Tuesday, February 14, 2012
A Guide for Guys (Part 3 of 3: Great Dates)
4. If you ask a girl to go skiing, or sychronized swimming, or on a drive-by with you, then you have to stay with her. You asked her to hang out, remember? The point is to be together. Don't leave her, even if she says you can. Even if she tells you to. Even if she says, "I've been shot, leave me for dead. Save yourself!" She doesn't want to die alone. She wants you to hold her while she gurgles her dying breath. Or at least to hang out with her while she gets the hang of the kiddie slopes.
5. Just because neither of you have mentioned Valentines Day doesn't mean your girlfriend has forgotten about it. She probably thinks you're planning a surprise. So if you haven't made plans, call and make a quick reservation or stop and get her tickets to a show or a little something else on your way home. Because you really don't want to be that guy standing there empty-handed when his girlfriend gives him a present and says, "So, what'd you get me?"
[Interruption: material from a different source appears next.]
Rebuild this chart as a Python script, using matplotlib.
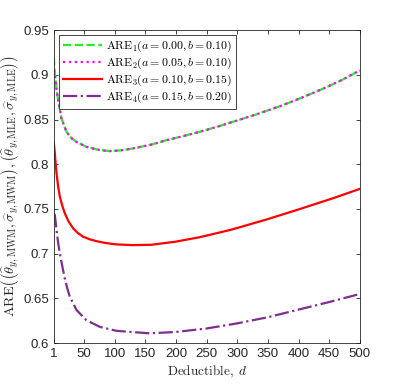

5.1 (Bonus) Just make sure your surprise is something your girlfriend will appreciate. While some women may admire the creativity of your disemboweled teddy bear with gummy worms crawling out its empty eye-sockets, believe it or not, not all women will. Some of them may decide you are indeed a future serial killer (or a guy who might pin his restraining order to her head with a knife).